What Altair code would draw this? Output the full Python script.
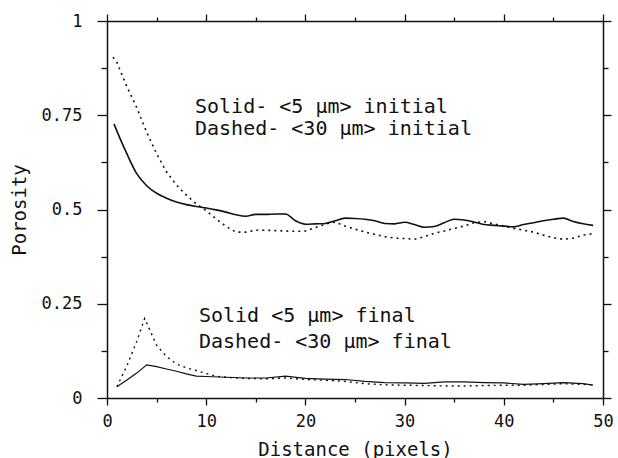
import altair as alt
import pandas as pd

# ---- data ----
solid_init_x = [0.7, 1, 2, 3, 4, 5, 6, 7, 8, 9, 10, 11, 12, 13, 14, 15, 16, 17, 18, 19, 20,
                21, 22, 23, 24, 25, 26, 27, 28, 29, 30, 31, 32, 33, 34, 35, 36, 37, 38, 39,
                40, 41, 42, 43, 44, 45, 46, 47, 48, 49]
solid_init_y = [0.727, 0.708, 0.648, 0.595, 0.563, 0.543, 0.530, 0.520, 0.513, 0.508, 0.504,
                0.499, 0.493, 0.486, 0.482, 0.487, 0.487, 0.488, 0.488, 0.470, 0.461,
                0.462, 0.463, 0.470, 0.477, 0.476, 0.474, 0.470, 0.463, 0.462, 0.466,
                0.460, 0.453, 0.455, 0.465, 0.474, 0.472, 0.467, 0.460, 0.458, 0.456,
                0.454, 0.460, 0.465, 0.470, 0.474, 0.477, 0.468, 0.462, 0.458]

dash_init_x = [0.6, 1, 2, 3, 4, 5, 6, 7, 8, 9, 10, 11, 12, 13, 14, 15, 16, 17, 18, 19, 20,
               21, 22, 23, 24, 25, 26, 27, 28, 29, 30, 31, 32, 33, 34, 35, 36, 37, 38, 39,
               40, 41, 42, 43, 44, 45, 46, 47, 48, 49]
dash_init_y = [0.904, 0.89, 0.826, 0.77, 0.705, 0.648, 0.600, 0.565, 0.538, 0.515, 0.497,
               0.475, 0.455, 0.440, 0.440, 0.445, 0.445, 0.444, 0.443, 0.442, 0.443,
               0.452, 0.461, 0.467, 0.456, 0.448, 0.440, 0.434, 0.428, 0.424, 0.423,
               0.421, 0.428, 0.437, 0.443, 0.450, 0.456, 0.465, 0.468, 0.462, 0.456,
               0.450, 0.445, 0.440, 0.432, 0.425, 0.421, 0.424, 0.432, 0.436]

solid_final_x = [1, 2, 3, 4, 5, 6, 7, 8, 9, 10, 12, 14, 16, 18, 20, 22, 24, 26, 28, 30,
                 32, 34, 36, 38, 40, 42, 44, 46, 48, 49]
solid_final_y = [0.030, 0.048, 0.066, 0.088, 0.083, 0.077, 0.071, 0.064, 0.058, 0.057,
                 0.055, 0.053, 0.053, 0.058, 0.052, 0.050, 0.049, 0.044, 0.041, 0.040,
                 0.039, 0.043, 0.043, 0.041, 0.040, 0.036, 0.038, 0.041, 0.038, 0.034]

dash_final_x = [1, 2, 3, 3.8, 5, 6, 7, 8, 9, 10, 11, 12, 14, 16, 18, 20, 22, 24, 26, 28,
                30, 32, 34, 36, 38, 40, 42, 44, 46, 48, 49]
dash_final_y = [0.030, 0.085, 0.150, 0.211, 0.140, 0.110, 0.090, 0.080, 0.073, 0.065,
                0.058, 0.055, 0.052, 0.051, 0.053, 0.049, 0.047, 0.044, 0.038, 0.035,
                0.034, 0.033, 0.032, 0.032, 0.033, 0.034, 0.034, 0.036, 0.038, 0.036, 0.035]

notes = ["Solid- <5 \u03bcm> initial", "Dashed- <30 \u03bcm> initial",
         "Solid  <5 \u03bcm> final", "Dashed- <30 \u03bcm> final"]
notes_x = [8.87, 8.87, 9.27, 9.27]
notes_y = [0.756, 0.698, 0.2016, 0.1326]

# ---- tables ----
rows = []
for name, xs, ys in [("si", solid_init_x, solid_init_y), ("di", dash_init_x, dash_init_y),
                     ("sf", solid_final_x, solid_final_y), ("df", dash_final_x, dash_final_y)]:
    for a, b in zip(xs, ys):
        rows.append({"series": name, "d": a, "p": b})
df = pd.DataFrame(rows)
tdf = pd.DataFrame({"label": notes, "d": notes_x, "p": notes_y})

FONT = "DejaVu Sans Mono"
INK = "#111111"

xscale = alt.Scale(domain=[0, 50], nice=False, zero=False)
yscale = alt.Scale(domain=[0, 1], nice=False)

xticks = list(range(0, 51, 5))
yticks = [i * 0.125 for i in range(9)]

common_axis = dict(grid=False, domainColor=INK, domainWidth=1.5, tickColor=INK,
                   tickWidth=1.3, labelFont=FONT, labelColor=INK, titleFont=FONT,
                   titleColor=INK, titleFontWeight="normal")

x_bottom = alt.Axis(values=xticks, orient="bottom", title="Distance (pixels)",
                    labelExpr="datum.value % 10 === 0 ? toString(datum.value) : ''",
                    tickSize={"condition": {"test": "datum.value % 10 !== 0", "value": 4}, "value": 7},
                    labelFontSize=17, labelPadding=8, titleFontSize=19, titlePadding=11,
                    labelFlush=False, **common_axis)
y_left = alt.Axis(values=yticks, orient="left", title="Porosity",
                  labelExpr="(datum.value * 8) % 2 === 0 ? toString(datum.value) : ''",
                  tickSize={"condition": {"test": "(datum.value * 8) % 2 !== 0", "value": 6}, "value": 10},
                  labelFontSize=17, labelPadding=15, titleFontSize=19, titlePadding=12,
                  labelFlush=False, **common_axis)
x_top = alt.Axis(values=xticks, orient="top", title=None, labels=False,
                 tickSize={"condition": {"test": "datum.value % 10 !== 0", "value": 4}, "value": 7},
                 **common_axis)
y_right = alt.Axis(values=yticks, orient="right", title=None, labels=False,
                   tickSize={"condition": {"test": "(datum.value * 8) % 2 !== 0", "value": 5}, "value": 8},
                   **common_axis)

xe = alt.X("d:Q", scale=xscale, axis=x_bottom)
ye = alt.Y("p:Q", scale=yscale, axis=y_left)

base = alt.Chart(df)
l_si = base.transform_filter("datum.series === 'si'").mark_line(color=INK, strokeWidth=1.6, interpolate="monotone").encode(x=xe, y=ye)
l_di = base.transform_filter("datum.series === 'di'").mark_line(color=INK, strokeWidth=1.6, strokeDash=[2, 4]).encode(x=xe, y=ye)
l_sf = base.transform_filter("datum.series === 'sf'").mark_line(color=INK, strokeWidth=1.2).encode(x=xe, y=ye)
l_df = base.transform_filter("datum.series === 'df'").mark_line(color=INK, strokeWidth=1.4, strokeDash=[2, 4]).encode(x=xe, y=ye)

txt = alt.Chart(tdf).mark_text(font=FONT, fontSize=20, color=INK, align="left",
                               baseline="alphabetic").encode(
    x=alt.X("d:Q", scale=xscale, axis=x_bottom),
    y=alt.Y("p:Q", scale=yscale, axis=y_left),
    text="label:N")

main = alt.layer(l_si, l_di, l_sf, l_df, txt)

frame = base.mark_point(opacity=0).encode(
    x=alt.X("d:Q", scale=xscale, axis=x_top),
    y=alt.Y("p:Q", scale=yscale, axis=y_right))

chart = alt.layer(main, frame).resolve_axis(x="independent", y="independent").properties(
    width=496, height=377,
    autosize=alt.AutoSizeParams(type="none"),
    padding={"left": 107, "top": 21, "right": 15, "bottom": 60},
    background="white",
).configure_view(stroke=None)

chart.save("out.html", embed_options={"renderer": "svg", "actions": False})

#### [STATED EXERCISE]
Make an exact copy of the data above, pictures excluded.

#### [THE RESULT]
What Altair code would draw this? Output the full Python script.
import altair as alt
import pandas as pd

# ---- data ----
solid_init_x = [0.7, 1, 2, 3, 4, 5, 6, 7, 8, 9, 10, 11, 12, 13, 14, 15, 16, 17, 18, 19, 20,
                21, 22, 23, 24, 25, 26, 27, 28, 29, 30, 31, 32, 33, 34, 35, 36, 37, 38, 39,
                40, 41, 42, 43, 44, 45, 46, 47, 48, 49]
solid_init_y = [0.727, 0.708, 0.648, 0.595, 0.563, 0.543, 0.530, 0.520, 0.513, 0.508, 0.504,
                0.499, 0.493, 0.486, 0.482, 0.487, 0.487, 0.488, 0.488, 0.470, 0.461,
                0.462, 0.463, 0.470, 0.477, 0.476, 0.474, 0.470, 0.463, 0.462, 0.466,
                0.460, 0.453, 0.455, 0.465, 0.474, 0.472, 0.467, 0.460, 0.458, 0.456,
                0.454, 0.460, 0.465, 0.470, 0.474, 0.477, 0.468, 0.462, 0.458]

dash_init_x = [0.6, 1, 2, 3, 4, 5, 6, 7, 8, 9, 10, 11, 12, 13, 14, 15, 16, 17, 18, 19, 20,
               21, 22, 23, 24, 25, 26, 27, 28, 29, 30, 31, 32, 33, 34, 35, 36, 37, 38, 39,
               40, 41, 42, 43, 44, 45, 46, 47, 48, 49]
dash_init_y = [0.904, 0.89, 0.826, 0.77, 0.705, 0.648, 0.600, 0.565, 0.538, 0.515, 0.497,
               0.475, 0.455, 0.440, 0.440, 0.445, 0.445, 0.444, 0.443, 0.442, 0.443,
               0.452, 0.461, 0.467, 0.456, 0.448, 0.440, 0.434, 0.428, 0.424, 0.423,
               0.421, 0.428, 0.437, 0.443, 0.450, 0.456, 0.465, 0.468, 0.462, 0.456,
               0.450, 0.445, 0.440, 0.432, 0.425, 0.421, 0.424, 0.432, 0.436]

solid_final_x = [1, 2, 3, 4, 5, 6, 7, 8, 9, 10, 12, 14, 16, 18, 20, 22, 24, 26, 28, 30,
                 32, 34, 36, 38, 40, 42, 44, 46, 48, 49]
solid_final_y = [0.030, 0.048, 0.066, 0.088, 0.083, 0.077, 0.071, 0.064, 0.058, 0.057,
                 0.055, 0.053, 0.053, 0.058, 0.052, 0.050, 0.049, 0.044, 0.041, 0.040,
                 0.039, 0.043, 0.043, 0.041, 0.040, 0.036, 0.038, 0.041, 0.038, 0.034]

dash_final_x = [1, 2, 3, 3.8, 5, 6, 7, 8, 9, 10, 11, 12, 14, 16, 18, 20, 22, 24, 26, 28,
                30, 32, 34, 36, 38, 40, 42, 44, 46, 48, 49]
dash_final_y = [0.030, 0.085, 0.150, 0.211, 0.140, 0.110, 0.090, 0.080, 0.073, 0.065,
                0.058, 0.055, 0.052, 0.051, 0.053, 0.049, 0.047, 0.044, 0.038, 0.035,
                0.034, 0.033, 0.032, 0.032, 0.033, 0.034, 0.034, 0.036, 0.038, 0.036, 0.035]

notes = ["Solid- <5 \u03bcm> initial", "Dashed- <30 \u03bcm> initial",
         "Solid  <5 \u03bcm> final", "Dashed- <30 \u03bcm> final"]
notes_x = [8.87, 8.87, 9.27, 9.27]
notes_y = [0.756, 0.698, 0.2016, 0.1326]

# ---- tables ----
rows = []
for name, xs, ys in [("si", solid_init_x, solid_init_y), ("di", dash_init_x, dash_init_y),
                     ("sf", solid_final_x, solid_final_y), ("df", dash_final_x, dash_final_y)]:
    for a, b in zip(xs, ys):
        rows.append({"series": name, "d": a, "p": b})
df = pd.DataFrame(rows)
tdf = pd.DataFrame({"label": notes, "d": notes_x, "p": notes_y})

FONT = "DejaVu Sans Mono"
INK = "#111111"

xscale = alt.Scale(domain=[0, 50], nice=False, zero=False)
yscale = alt.Scale(domain=[0, 1], nice=False)

xticks = list(range(0, 51, 5))
yticks = [i * 0.125 for i in range(9)]

common_axis = dict(grid=False, domainColor=INK, domainWidth=1.5, tickColor=INK,
                   tickWidth=1.3, labelFont=FONT, labelColor=INK, titleFont=FONT,
                   titleColor=INK, titleFontWeight="normal")

x_bottom = alt.Axis(values=xticks, orient="bottom", title="Distance (pixels)",
                    labelExpr="datum.value % 10 === 0 ? toString(datum.value) : ''",
                    tickSize={"condition": {"test": "datum.value % 10 !== 0", "value": 4}, "value": 7},
                    labelFontSize=17, labelPadding=8, titleFontSize=19, titlePadding=11,
                    labelFlush=False, **common_axis)
y_left = alt.Axis(values=yticks, orient="left", title="Porosity",
                  labelExpr="(datum.value * 8) % 2 === 0 ? toString(datum.value) : ''",
                  tickSize={"condition": {"test": "(datum.value * 8) % 2 !== 0", "value": 6}, "value": 10},
                  labelFontSize=17, labelPadding=15, titleFontSize=19, titlePadding=12,
                  labelFlush=False, **common_axis)
x_top = alt.Axis(values=xticks, orient="top", title=None, labels=False,
                 tickSize={"condition": {"test": "datum.value % 10 !== 0", "value": 4}, "value": 7},
                 **common_axis)
y_right = alt.Axis(values=yticks, orient="right", title=None, labels=False,
                   tickSize={"condition": {"test": "(datum.value * 8) % 2 !== 0", "value": 5}, "value": 8},
                   **common_axis)

xe = alt.X("d:Q", scale=xscale, axis=x_bottom)
ye = alt.Y("p:Q", scale=yscale, axis=y_left)

base = alt.Chart(df)
l_si = base.transform_filter("datum.series === 'si'").mark_line(color=INK, strokeWidth=1.6, interpolate="monotone").encode(x=xe, y=ye)
l_di = base.transform_filter("datum.series === 'di'").mark_line(color=INK, strokeWidth=1.6, strokeDash=[2, 4]).encode(x=xe, y=ye)
l_sf = base.transform_filter("datum.series === 'sf'").mark_line(color=INK, strokeWidth=1.2).encode(x=xe, y=ye)
l_df = base.transform_filter("datum.series === 'df'").mark_line(color=INK, strokeWidth=1.4, strokeDash=[2, 4]).encode(x=xe, y=ye)

txt = alt.Chart(tdf).mark_text(font=FONT, fontSize=20, color=INK, align="left",
                               baseline="alphabetic").encode(
    x=alt.X("d:Q", scale=xscale, axis=x_bottom),
    y=alt.Y("p:Q", scale=yscale, axis=y_left),
    text="label:N")

main = alt.layer(l_si, l_di, l_sf, l_df, txt)

frame = base.mark_point(opacity=0).encode(
    x=alt.X("d:Q", scale=xscale, axis=x_top),
    y=alt.Y("p:Q", scale=yscale, axis=y_right))

chart = alt.layer(main, frame).resolve_axis(x="independent", y="independent").properties(
    width=496, height=377,
    autosize=alt.AutoSizeParams(type="none"),
    padding={"left": 107, "top": 21, "right": 15, "bottom": 60},
    background="white",
).configure_view(stroke=None)

chart.save("out.html", embed_options={"renderer": "svg", "actions": False})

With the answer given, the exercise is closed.